Hi George
Korma is one of those dishes that has so many BIR variations. A cheap Korma tastes cheap, but a well made Korma with those extra expensive ingredients tastes totally different (even sickly for us vindaloo/phall freaks).... and you should find that a good Korma (if it uses the best ingredients), is not one of the cheapest items on the menu (and an authentic Korma is actually quite hot).
After a little bit of studying, I'm planning to magic up a Chicken Korma this weekend, but using the Saffron base (I think it's mild enough to use). I have no idea how this is going to pan out, but I will also be getting a Korma takeaway (from Saffron) to compare (and hopefully a few extra tips).

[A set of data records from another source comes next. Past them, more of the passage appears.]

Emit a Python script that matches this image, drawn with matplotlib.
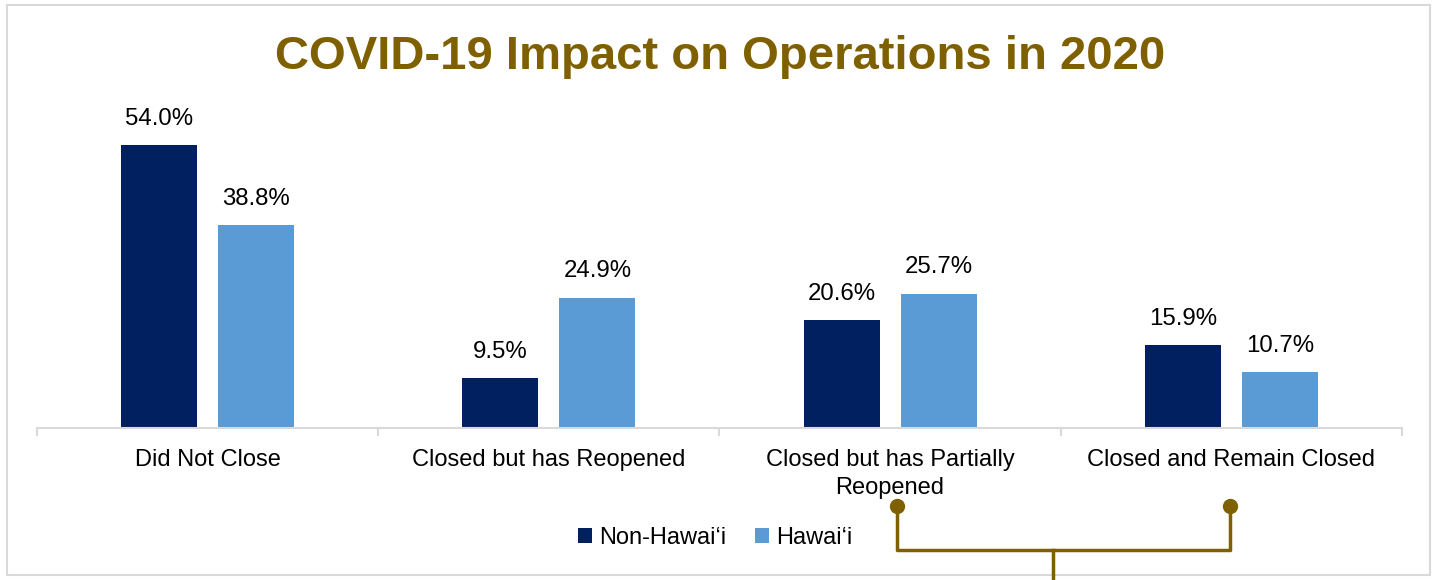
import numpy as np
import matplotlib.pyplot as plt
from matplotlib.patches import Rectangle
from matplotlib.lines import Line2D

plt.rcParams['font.family'] = ['Liberation Sans', 'DejaVu Sans']

# DATA
categories = ["Did Not Close", "Closed but has Reopened",
              "Closed but has Partially\nReopened", "Closed and Remain Closed"]
non_hawaii = [54.0, 9.5, 20.6, 15.9]
hawaii = [38.8, 24.9, 25.7, 10.7]
series_names = ["Non-Hawai\u2018i", "Hawai\u2018i"]

NAVY = "#002060"
LIGHT = "#5B9BD5"
GOLD = "#7F6000"
GRID = "#D9D9D9"

W, H = 1436, 580
fig = plt.figure(figsize=(W / 100, H / 100), dpi=100)

# outer frame
fig.patches.append(Rectangle((7 / W, 1 - 575 / H), (1430 - 7) / W, (575 - 5) / H,
                             transform=fig.transFigure, fill=False,
                             edgecolor=GRID, linewidth=1.5))

ax = fig.add_axes([37 / W, 1 - 428 / H, (1402 - 37) / W, 314 / H])
x = np.arange(len(categories))
bw = 0.223
off = 0.142
b1 = ax.bar(x - off, non_hawaii, bw, color=NAVY, label=series_names[0])
b2 = ax.bar(x + off, hawaii, bw, color=LIGHT, label=series_names[1])
for bars in (b1, b2):
    ax.bar_label(bars, labels=[f"{v:.1f}%" for v in bars.datavalues],
                 padding=11, fontsize=17.3, color="#000000")

ax.set_xlim(-0.5, len(categories) - 0.5)
ax.set_ylim(0, 60)
ax.set_yticks([])
for s in ("top", "right", "left"):
    ax.spines[s].set_visible(False)
ax.spines["bottom"].set_color(GRID)
ax.spines["bottom"].set_linewidth(1.5)
ax.set_xticks(x)
ax.set_xticklabels(categories, fontsize=17, linespacing=1.35)
ax.tick_params(axis="x", which="major", length=0, pad=15)
ax.set_xticks(np.arange(-0.5, len(categories)), minor=True)
ax.tick_params(axis="x", which="minor", length=6, color=GRID, width=1.5)

fig.text(720 / W, 1 - 57 / H, "COVID-19 Impact on Operations in 2020",
         ha="center", va="center", fontsize=34, fontweight="bold", color=GOLD)

fig.legend(loc="center", bbox_to_anchor=(715 / W, 1 - 538 / H), ncol=2,
           frameon=False, fontsize=17, handlelength=0.6, handleheight=0.6,
           handletextpad=0.3, columnspacing=1.2)

# decorative connector from the slide
def fx(px):
    return px / W

def fy(py):
    return 1 - py / H

lw = 2.5
for xs, ys in [([897, 897, 1230, 1230], [506, 550, 550, 506]),
               ([1053, 1053], [550, 580])]:
    fig.lines.append(Line2D([fx(v) for v in xs], [fy(v) for v in ys],
                            transform=fig.transFigure, color=GOLD, linewidth=lw))
fig.lines.append(Line2D([fx(897), fx(1230)], [fy(506), fy(506)],
                        transform=fig.transFigure, linestyle="none",
                        marker="o", markersize=10, color=GOLD))

fig.savefig("out.png", dpi=100)
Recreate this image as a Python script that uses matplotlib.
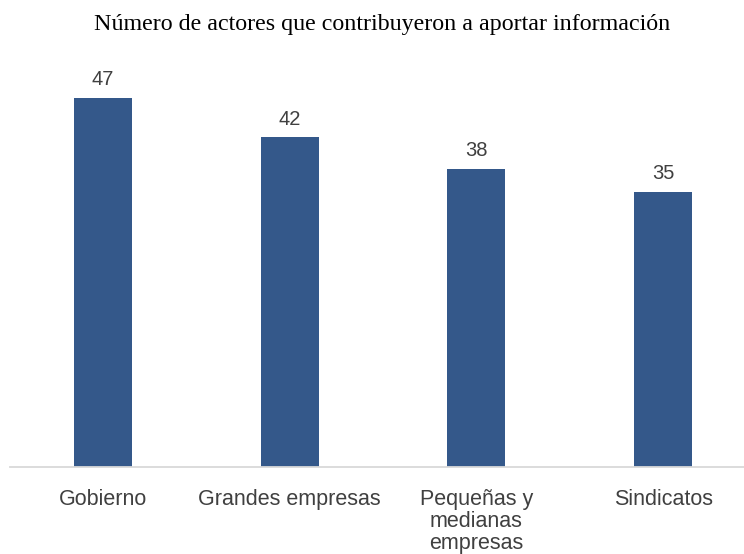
import matplotlib.pyplot as plt

categories = ['Gobierno', 'Grandes empresas', 'Pequeñas y\nmedianas\nempresas', 'Sindicatos']
values = [47, 42, 38, 35]

bar_color = '#34588a'
text_color = '#404040'

fig = plt.figure(figsize=(7.44, 5.54), dpi=100)
ax = fig.add_axes([9.5 / 744, (554 - 467) / 554, (744 - 9.5) / 744, (467 - 59) / 554])

x = range(len(categories))
bars = ax.bar(x, values, width=0.31, color=bar_color, zorder=2)

# value labels sit a little above each bar
for b, v in zip(bars, values):
    ax.text(b.get_x() + b.get_width() / 2, v + 1.65, str(v), ha='center', va='baseline',
            fontsize=14.5, color=text_color, family='Liberation Sans')

ax.set_xlim(-0.5, 3.5 - 12.5 / 187)
ax.set_ylim(0, 52)
ax.set_xticks(list(x))
ax.set_xticklabels(categories, fontsize=15.5, color=text_color, family='Liberation Sans',
                   linespacing=1.07)
ax.tick_params(axis='x', length=0, pad=15.5)
ax.set_yticks([])
for side in ['top', 'right', 'left']:
    ax.spines[side].set_visible(False)
ax.spines['bottom'].set_color('#d9d9d9')
ax.spines['bottom'].set_linewidth(1.3)

fig.text(382 / 744, 1 - 30 / 554, 'Número de actores que contribuyeron a aportar información',
         ha='center', va='baseline', fontsize=17.3, family='Liberation Serif', color='black')

fig.savefig('out.png', dpi=100)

From what Raj said, they use a different base for Korma's and Passanda's - but what the hell - I'll give it a go. If Ronnac's works, I can't see why this shouldn't.
I intend using almond powder (which is not expensive), yoghurt, condensed milk (from a Carnation tin) and perhaps a bit of coconut (not sure in what form yet) and maybe a few toasted almond flakes, but just for garnish. Basically I'm going to try to replicate the BIR style.
I agree with your previous comments regarding cost. Cashews are very expensive and unlikely to be used in the dish, other than for garnish.
Pistachio nuts are also a bit of a luxury, but I have seen these in Korma recipes (not BIR though).
Double cream - well again an expensive item - unlikely to be used in the BIR cooking process. The only time I've seen cream used (and that is a tiny bit of single cream) is when they add it to the final dish before serving, with a little spiral swirl (for affect).
Should I succeed, I will keep you posted (illustrated), but it will be on the Saffron thread.